### WHAT THIS TASK INVOLVES:
For each line below that contains the string "chart", copy that line.

### SOURCE EXCERPT:
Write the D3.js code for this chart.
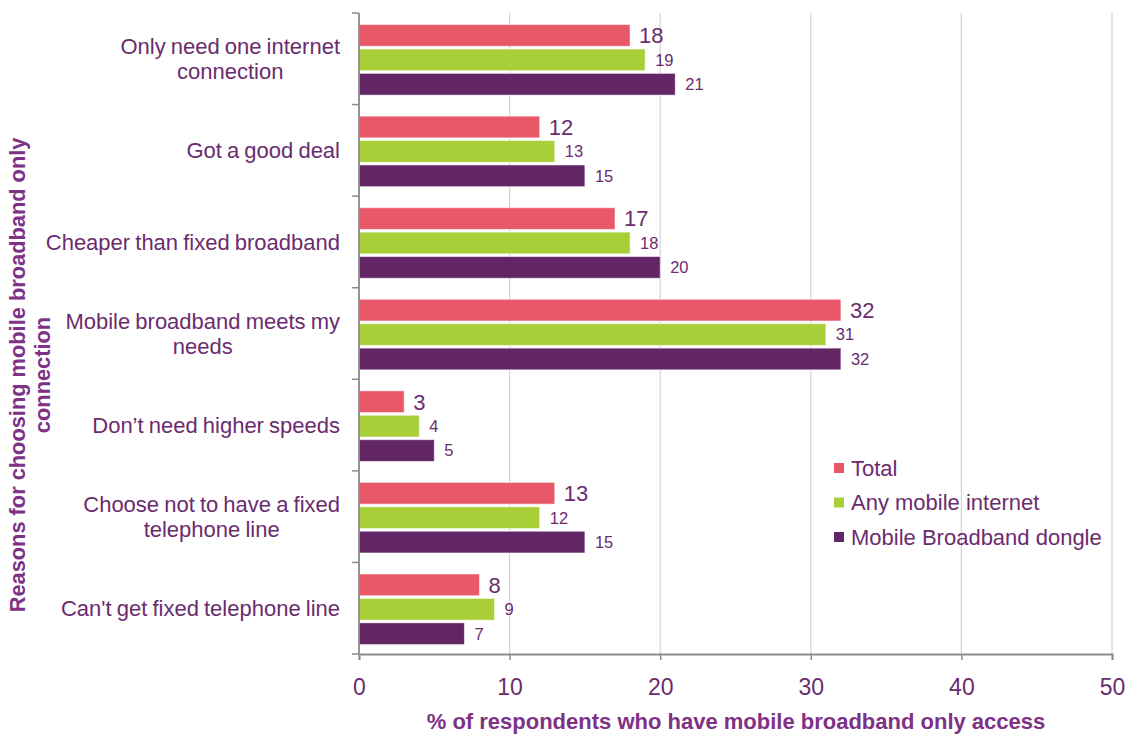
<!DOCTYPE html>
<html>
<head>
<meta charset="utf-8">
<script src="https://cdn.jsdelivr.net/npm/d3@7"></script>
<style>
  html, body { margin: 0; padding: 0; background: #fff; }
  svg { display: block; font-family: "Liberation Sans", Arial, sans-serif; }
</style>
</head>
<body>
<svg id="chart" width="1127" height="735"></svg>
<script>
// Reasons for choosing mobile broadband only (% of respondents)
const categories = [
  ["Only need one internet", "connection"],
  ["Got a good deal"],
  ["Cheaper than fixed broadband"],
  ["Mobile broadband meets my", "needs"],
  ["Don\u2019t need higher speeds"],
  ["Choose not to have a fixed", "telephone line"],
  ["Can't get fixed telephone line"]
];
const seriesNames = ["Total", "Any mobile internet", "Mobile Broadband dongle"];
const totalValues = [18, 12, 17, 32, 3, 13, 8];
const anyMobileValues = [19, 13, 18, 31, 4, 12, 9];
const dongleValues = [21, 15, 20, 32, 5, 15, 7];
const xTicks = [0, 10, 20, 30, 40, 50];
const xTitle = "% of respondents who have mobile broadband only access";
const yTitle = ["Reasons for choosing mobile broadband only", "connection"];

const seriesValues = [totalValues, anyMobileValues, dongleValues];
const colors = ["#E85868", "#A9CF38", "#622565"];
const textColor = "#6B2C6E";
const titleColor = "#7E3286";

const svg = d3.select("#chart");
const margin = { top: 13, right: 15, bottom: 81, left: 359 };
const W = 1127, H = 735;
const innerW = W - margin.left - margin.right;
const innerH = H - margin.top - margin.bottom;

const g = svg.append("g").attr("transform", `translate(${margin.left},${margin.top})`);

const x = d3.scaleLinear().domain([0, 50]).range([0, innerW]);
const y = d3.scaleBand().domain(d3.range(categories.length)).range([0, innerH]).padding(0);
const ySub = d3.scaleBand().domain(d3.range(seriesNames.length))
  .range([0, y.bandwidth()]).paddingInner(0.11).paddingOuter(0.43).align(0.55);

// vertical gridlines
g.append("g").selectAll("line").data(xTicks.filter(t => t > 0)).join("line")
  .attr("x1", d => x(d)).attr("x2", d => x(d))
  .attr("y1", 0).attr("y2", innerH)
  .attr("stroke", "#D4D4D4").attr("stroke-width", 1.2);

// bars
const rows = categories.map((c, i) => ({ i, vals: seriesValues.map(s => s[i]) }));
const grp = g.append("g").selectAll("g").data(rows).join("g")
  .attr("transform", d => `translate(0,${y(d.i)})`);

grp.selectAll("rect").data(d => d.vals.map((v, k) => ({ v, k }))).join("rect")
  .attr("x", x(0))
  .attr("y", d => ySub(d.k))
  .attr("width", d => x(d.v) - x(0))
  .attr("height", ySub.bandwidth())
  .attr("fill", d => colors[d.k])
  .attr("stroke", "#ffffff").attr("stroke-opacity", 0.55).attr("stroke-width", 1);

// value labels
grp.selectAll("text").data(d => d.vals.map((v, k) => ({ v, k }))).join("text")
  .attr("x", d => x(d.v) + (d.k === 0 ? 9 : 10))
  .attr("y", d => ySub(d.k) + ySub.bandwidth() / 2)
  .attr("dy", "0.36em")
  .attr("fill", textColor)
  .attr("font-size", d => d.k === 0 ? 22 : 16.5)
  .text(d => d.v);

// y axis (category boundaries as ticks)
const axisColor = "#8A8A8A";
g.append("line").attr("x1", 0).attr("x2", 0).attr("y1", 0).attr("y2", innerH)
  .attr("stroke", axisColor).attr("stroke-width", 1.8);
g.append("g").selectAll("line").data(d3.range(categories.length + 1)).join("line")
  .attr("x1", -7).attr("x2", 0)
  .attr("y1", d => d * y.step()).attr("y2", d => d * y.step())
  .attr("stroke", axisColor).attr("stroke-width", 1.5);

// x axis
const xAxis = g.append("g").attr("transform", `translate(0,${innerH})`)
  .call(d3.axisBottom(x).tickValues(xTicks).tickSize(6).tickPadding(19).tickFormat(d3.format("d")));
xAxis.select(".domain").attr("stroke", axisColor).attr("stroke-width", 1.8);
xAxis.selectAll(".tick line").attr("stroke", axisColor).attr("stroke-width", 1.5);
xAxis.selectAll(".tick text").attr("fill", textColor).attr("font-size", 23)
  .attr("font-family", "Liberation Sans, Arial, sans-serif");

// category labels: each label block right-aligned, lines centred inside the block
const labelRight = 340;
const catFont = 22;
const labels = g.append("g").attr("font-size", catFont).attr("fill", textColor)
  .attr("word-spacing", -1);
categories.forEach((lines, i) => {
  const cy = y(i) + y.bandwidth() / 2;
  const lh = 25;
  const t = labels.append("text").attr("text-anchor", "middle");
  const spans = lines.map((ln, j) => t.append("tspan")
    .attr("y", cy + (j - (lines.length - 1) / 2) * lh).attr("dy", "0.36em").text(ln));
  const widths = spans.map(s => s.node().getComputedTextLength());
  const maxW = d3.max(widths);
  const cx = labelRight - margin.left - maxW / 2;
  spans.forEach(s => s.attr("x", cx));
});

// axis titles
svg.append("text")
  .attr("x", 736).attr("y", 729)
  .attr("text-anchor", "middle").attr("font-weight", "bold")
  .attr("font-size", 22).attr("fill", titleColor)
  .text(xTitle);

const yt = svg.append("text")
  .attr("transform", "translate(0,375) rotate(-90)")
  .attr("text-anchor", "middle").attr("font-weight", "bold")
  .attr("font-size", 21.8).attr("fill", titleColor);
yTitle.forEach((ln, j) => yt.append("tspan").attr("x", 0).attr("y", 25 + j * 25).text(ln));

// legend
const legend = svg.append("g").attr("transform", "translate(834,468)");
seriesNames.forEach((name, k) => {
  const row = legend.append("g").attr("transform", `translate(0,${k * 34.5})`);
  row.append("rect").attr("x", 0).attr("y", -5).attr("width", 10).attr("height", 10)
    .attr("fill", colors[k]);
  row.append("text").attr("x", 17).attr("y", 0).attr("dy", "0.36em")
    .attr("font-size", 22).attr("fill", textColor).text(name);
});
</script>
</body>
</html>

### WORKED SOLUTION:
Write the D3.js code for this chart.
<svg id="chart" width="1127" height="735"></svg>
const svg = d3.select("#chart");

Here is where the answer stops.